# [WORK TO DO]
Below are the records; give again exactly the lines from the one containing "Rebuild this chart" through the one containing "import plotly.graph_objects as go", leaving out pictures.
### GIVEN DATA ###
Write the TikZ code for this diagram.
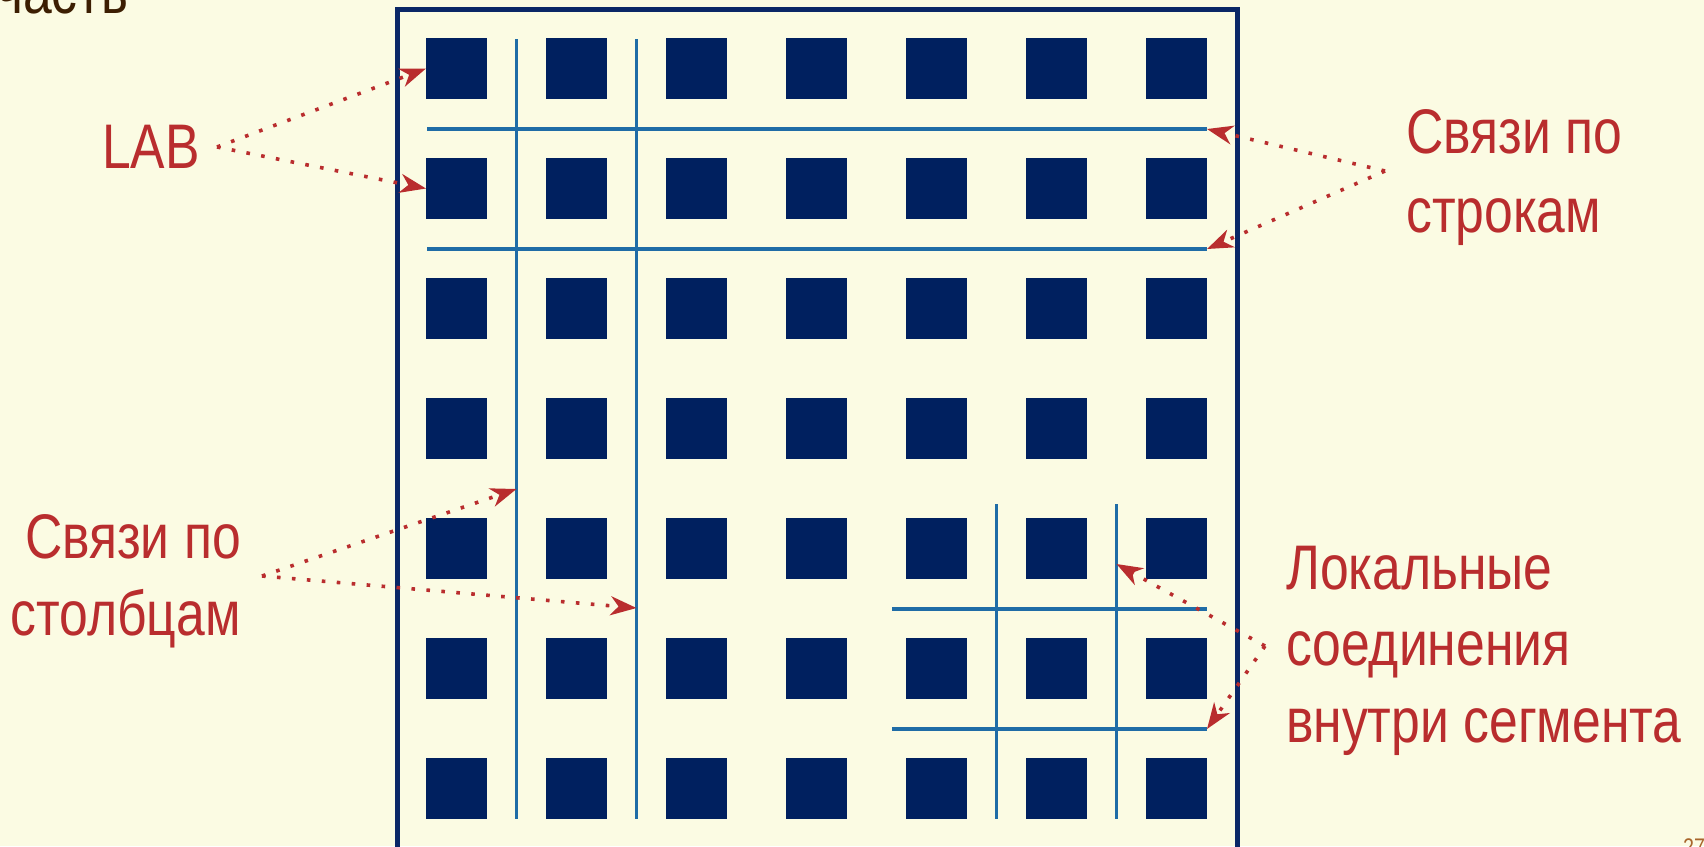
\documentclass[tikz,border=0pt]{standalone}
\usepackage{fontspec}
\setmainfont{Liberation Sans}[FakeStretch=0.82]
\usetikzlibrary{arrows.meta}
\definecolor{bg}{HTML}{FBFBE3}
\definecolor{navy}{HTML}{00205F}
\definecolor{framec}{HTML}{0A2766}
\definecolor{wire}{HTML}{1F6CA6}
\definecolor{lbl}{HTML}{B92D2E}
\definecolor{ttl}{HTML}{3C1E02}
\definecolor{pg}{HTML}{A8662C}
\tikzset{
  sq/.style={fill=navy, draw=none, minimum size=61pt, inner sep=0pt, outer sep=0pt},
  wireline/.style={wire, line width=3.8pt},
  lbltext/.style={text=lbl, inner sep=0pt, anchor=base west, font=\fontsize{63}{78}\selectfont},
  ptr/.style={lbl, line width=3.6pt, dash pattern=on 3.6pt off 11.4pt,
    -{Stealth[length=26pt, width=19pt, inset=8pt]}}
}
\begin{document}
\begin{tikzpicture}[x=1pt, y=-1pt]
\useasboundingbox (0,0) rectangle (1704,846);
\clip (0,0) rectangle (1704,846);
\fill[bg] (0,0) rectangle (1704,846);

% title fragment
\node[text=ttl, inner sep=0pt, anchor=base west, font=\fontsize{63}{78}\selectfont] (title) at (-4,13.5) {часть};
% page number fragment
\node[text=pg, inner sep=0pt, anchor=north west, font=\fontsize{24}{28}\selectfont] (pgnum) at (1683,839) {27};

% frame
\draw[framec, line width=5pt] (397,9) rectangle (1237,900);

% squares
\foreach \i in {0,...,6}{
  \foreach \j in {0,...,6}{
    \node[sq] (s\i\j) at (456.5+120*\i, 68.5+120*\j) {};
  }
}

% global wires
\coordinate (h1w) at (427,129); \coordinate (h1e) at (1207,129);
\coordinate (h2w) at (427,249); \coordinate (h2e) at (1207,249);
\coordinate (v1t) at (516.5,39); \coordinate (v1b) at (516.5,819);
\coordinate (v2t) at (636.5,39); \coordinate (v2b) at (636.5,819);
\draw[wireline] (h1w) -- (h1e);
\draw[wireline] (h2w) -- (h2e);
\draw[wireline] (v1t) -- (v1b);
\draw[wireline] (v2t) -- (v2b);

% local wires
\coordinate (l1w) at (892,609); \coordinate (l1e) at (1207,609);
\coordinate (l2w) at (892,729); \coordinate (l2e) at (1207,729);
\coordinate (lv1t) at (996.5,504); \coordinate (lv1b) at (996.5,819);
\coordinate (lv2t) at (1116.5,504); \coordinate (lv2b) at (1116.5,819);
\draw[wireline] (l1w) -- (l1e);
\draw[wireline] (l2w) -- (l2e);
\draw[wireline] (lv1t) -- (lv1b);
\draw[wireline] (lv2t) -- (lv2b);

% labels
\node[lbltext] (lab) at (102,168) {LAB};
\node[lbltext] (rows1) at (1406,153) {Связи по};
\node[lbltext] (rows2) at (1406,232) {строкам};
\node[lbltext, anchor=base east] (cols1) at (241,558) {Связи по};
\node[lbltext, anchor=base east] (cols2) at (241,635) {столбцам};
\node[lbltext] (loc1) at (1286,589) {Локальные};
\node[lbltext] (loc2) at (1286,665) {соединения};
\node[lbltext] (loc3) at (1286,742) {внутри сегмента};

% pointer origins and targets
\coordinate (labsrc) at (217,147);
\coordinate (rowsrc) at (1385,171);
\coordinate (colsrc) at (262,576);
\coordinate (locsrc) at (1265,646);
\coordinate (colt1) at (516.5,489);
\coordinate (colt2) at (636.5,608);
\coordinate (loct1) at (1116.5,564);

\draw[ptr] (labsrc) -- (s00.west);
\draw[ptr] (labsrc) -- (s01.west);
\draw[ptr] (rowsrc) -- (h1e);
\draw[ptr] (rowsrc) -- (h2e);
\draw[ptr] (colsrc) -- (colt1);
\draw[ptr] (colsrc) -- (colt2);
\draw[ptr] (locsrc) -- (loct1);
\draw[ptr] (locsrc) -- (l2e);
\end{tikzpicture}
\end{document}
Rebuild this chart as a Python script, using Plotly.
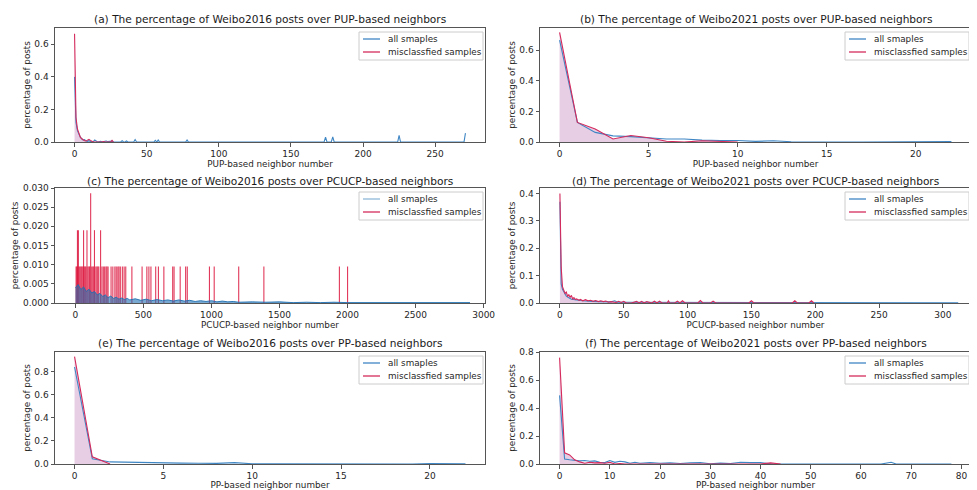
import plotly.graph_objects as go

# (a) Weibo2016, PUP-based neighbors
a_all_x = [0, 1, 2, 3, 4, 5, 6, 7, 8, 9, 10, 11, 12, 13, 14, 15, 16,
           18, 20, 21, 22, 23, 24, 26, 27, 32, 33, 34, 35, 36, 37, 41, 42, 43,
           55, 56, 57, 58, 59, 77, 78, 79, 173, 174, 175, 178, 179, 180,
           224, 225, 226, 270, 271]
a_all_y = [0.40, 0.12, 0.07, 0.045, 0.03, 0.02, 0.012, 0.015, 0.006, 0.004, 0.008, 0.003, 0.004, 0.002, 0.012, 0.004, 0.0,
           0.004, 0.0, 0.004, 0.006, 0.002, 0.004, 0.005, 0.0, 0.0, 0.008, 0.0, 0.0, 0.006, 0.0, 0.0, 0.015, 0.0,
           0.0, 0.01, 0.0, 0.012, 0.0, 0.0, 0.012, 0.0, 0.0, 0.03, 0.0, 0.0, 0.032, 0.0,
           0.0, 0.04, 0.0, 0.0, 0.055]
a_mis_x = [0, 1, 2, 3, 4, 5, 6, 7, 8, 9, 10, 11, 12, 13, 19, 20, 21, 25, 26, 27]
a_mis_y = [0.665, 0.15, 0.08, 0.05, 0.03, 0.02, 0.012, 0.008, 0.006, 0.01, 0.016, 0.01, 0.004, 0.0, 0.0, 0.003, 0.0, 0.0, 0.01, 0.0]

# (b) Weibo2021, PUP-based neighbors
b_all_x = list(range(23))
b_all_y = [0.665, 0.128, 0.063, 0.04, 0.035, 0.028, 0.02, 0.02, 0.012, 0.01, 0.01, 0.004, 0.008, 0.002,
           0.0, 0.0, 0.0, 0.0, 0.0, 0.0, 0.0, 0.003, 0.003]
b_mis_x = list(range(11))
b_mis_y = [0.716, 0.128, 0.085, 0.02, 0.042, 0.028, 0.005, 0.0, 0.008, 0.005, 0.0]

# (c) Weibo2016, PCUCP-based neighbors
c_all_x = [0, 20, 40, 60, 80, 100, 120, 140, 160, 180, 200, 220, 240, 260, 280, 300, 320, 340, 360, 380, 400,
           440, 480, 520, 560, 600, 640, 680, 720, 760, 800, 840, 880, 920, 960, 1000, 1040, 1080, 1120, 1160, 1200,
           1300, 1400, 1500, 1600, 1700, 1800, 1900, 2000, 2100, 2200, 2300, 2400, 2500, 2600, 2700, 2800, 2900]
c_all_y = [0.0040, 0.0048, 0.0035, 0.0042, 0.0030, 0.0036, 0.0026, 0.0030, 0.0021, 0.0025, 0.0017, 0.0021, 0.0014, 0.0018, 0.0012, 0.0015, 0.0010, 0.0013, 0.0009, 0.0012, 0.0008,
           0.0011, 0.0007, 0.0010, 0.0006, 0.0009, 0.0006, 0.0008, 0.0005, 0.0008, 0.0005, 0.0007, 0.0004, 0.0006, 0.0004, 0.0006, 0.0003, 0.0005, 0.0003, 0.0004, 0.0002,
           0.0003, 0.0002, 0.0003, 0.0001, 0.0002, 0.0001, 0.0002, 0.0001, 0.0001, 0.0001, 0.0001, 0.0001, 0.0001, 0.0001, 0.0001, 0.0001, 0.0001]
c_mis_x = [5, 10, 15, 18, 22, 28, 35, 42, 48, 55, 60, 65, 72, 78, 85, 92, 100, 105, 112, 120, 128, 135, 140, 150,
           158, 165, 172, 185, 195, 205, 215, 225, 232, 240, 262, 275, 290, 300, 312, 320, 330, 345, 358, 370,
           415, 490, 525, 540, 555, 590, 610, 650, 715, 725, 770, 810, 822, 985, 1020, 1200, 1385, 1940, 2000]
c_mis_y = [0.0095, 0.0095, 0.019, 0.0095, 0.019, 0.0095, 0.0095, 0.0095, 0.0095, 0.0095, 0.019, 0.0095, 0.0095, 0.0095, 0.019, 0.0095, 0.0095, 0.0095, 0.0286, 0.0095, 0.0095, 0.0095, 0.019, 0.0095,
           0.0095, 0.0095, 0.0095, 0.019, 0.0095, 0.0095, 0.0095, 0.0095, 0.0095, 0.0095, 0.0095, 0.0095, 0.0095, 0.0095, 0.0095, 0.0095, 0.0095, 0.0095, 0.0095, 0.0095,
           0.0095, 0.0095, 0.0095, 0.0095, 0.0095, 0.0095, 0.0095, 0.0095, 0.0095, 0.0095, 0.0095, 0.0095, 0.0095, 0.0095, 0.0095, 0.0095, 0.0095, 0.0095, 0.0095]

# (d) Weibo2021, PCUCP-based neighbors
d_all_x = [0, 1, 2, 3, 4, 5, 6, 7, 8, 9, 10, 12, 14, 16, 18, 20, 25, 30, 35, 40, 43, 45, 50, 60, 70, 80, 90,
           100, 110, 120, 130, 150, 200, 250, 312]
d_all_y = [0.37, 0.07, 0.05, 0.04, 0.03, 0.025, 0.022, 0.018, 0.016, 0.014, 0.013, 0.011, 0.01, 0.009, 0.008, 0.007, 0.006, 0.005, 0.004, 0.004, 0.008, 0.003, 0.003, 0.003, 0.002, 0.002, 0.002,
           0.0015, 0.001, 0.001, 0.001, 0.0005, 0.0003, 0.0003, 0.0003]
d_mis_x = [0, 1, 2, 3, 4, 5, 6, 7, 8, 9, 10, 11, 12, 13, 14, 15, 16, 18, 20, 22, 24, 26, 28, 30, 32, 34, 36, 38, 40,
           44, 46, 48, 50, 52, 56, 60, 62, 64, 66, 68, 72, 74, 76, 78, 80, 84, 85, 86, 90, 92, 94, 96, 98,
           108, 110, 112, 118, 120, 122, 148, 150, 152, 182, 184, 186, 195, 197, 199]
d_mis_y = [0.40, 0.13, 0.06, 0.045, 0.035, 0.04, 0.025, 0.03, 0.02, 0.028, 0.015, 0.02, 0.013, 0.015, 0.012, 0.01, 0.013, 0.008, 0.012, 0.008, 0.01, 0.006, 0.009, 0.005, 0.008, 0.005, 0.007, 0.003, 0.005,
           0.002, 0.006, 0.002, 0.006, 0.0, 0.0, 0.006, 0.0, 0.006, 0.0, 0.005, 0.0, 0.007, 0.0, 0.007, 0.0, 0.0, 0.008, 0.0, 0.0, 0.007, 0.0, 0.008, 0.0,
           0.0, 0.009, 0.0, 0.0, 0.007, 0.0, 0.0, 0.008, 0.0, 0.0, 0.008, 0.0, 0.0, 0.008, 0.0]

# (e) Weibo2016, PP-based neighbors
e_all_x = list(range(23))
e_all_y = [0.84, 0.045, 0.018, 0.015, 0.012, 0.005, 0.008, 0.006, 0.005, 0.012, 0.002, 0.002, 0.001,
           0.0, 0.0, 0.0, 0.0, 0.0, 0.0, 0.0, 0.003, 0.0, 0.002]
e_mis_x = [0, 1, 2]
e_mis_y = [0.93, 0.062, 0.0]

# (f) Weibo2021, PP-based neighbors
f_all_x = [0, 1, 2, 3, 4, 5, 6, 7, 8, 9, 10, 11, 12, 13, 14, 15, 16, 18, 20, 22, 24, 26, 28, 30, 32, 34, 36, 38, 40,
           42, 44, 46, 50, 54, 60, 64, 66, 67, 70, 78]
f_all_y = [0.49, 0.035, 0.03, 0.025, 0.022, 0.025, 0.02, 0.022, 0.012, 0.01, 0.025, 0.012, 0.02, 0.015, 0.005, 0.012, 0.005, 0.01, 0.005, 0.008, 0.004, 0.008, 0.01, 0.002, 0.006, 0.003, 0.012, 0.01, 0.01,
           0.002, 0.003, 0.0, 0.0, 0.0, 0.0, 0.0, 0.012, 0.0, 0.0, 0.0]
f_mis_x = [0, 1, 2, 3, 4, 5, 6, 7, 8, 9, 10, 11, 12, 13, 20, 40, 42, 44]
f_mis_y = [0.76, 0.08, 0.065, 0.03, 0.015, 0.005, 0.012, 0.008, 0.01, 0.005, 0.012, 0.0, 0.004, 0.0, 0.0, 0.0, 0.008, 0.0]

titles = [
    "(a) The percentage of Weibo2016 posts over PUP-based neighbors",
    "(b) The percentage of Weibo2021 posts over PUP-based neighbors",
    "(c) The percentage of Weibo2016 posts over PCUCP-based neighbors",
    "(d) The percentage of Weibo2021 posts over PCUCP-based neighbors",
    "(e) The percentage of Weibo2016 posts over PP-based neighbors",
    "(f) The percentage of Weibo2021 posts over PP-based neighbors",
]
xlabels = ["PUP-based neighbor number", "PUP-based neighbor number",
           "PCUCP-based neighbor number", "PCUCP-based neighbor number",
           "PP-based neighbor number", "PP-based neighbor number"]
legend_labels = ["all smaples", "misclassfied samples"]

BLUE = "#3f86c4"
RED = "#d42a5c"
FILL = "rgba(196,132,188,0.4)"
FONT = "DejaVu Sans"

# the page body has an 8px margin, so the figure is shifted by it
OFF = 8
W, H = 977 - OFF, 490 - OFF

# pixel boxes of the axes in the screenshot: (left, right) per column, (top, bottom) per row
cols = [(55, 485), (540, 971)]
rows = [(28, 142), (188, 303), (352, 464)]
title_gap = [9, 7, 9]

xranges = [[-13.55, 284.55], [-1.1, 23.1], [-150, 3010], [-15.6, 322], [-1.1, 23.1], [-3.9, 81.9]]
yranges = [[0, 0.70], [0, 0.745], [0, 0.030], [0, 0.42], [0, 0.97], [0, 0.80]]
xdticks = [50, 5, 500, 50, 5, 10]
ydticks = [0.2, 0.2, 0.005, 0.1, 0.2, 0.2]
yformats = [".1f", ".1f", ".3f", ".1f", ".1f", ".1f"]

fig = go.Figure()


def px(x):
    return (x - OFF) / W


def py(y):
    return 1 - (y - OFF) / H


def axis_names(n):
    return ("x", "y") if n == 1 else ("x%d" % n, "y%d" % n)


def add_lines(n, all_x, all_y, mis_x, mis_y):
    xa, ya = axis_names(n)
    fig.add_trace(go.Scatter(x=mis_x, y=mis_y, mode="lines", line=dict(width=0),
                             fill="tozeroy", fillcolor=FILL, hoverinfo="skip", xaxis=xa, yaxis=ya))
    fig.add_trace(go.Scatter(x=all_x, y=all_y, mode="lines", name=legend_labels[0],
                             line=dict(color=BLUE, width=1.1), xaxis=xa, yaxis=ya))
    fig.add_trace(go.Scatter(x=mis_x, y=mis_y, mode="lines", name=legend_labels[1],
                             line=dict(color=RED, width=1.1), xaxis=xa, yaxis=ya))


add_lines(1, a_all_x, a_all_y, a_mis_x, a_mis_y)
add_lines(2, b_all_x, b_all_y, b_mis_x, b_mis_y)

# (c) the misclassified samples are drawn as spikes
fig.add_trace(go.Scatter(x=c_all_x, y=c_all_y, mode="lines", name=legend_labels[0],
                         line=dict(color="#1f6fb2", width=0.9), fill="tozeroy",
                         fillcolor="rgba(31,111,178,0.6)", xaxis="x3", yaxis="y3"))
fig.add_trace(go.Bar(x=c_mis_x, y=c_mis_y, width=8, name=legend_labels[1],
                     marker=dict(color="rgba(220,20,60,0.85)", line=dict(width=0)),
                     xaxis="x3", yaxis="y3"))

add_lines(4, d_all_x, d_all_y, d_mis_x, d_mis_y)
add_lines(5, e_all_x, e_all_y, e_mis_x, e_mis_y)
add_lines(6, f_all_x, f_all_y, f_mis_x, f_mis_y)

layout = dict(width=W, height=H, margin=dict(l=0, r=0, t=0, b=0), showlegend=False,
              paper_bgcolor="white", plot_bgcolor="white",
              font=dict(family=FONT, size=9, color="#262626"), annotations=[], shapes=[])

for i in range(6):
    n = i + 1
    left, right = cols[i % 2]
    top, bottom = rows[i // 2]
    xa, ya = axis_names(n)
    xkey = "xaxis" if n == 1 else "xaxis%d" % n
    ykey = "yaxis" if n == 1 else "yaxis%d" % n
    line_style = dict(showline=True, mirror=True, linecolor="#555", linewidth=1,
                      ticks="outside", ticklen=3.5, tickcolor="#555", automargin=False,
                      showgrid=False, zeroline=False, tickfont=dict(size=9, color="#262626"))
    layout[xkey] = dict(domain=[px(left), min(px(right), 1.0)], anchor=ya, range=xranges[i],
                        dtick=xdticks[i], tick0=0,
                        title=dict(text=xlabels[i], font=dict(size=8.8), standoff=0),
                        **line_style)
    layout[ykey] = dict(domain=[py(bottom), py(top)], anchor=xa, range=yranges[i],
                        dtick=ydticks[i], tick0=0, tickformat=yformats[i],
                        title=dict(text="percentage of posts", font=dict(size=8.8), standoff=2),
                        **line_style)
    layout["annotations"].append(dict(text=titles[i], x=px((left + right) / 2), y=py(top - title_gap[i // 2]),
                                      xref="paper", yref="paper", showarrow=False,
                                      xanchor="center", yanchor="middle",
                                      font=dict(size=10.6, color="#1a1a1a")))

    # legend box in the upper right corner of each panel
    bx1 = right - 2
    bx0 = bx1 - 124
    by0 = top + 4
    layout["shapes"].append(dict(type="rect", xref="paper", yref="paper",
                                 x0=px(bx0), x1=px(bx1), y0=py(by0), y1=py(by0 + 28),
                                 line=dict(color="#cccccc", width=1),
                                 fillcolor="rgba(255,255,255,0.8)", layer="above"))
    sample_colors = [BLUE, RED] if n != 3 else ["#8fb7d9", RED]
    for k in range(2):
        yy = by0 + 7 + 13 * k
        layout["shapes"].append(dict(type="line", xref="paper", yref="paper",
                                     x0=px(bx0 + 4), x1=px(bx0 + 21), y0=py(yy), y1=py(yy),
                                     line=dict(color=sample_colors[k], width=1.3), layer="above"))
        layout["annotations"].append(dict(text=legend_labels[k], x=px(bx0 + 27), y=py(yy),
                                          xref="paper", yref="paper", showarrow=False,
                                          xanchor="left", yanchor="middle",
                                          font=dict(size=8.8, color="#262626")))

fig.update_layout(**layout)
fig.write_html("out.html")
###
# [RESULT BELOW]
Rebuild this chart as a Python script, using Plotly.
import plotly.graph_objects as go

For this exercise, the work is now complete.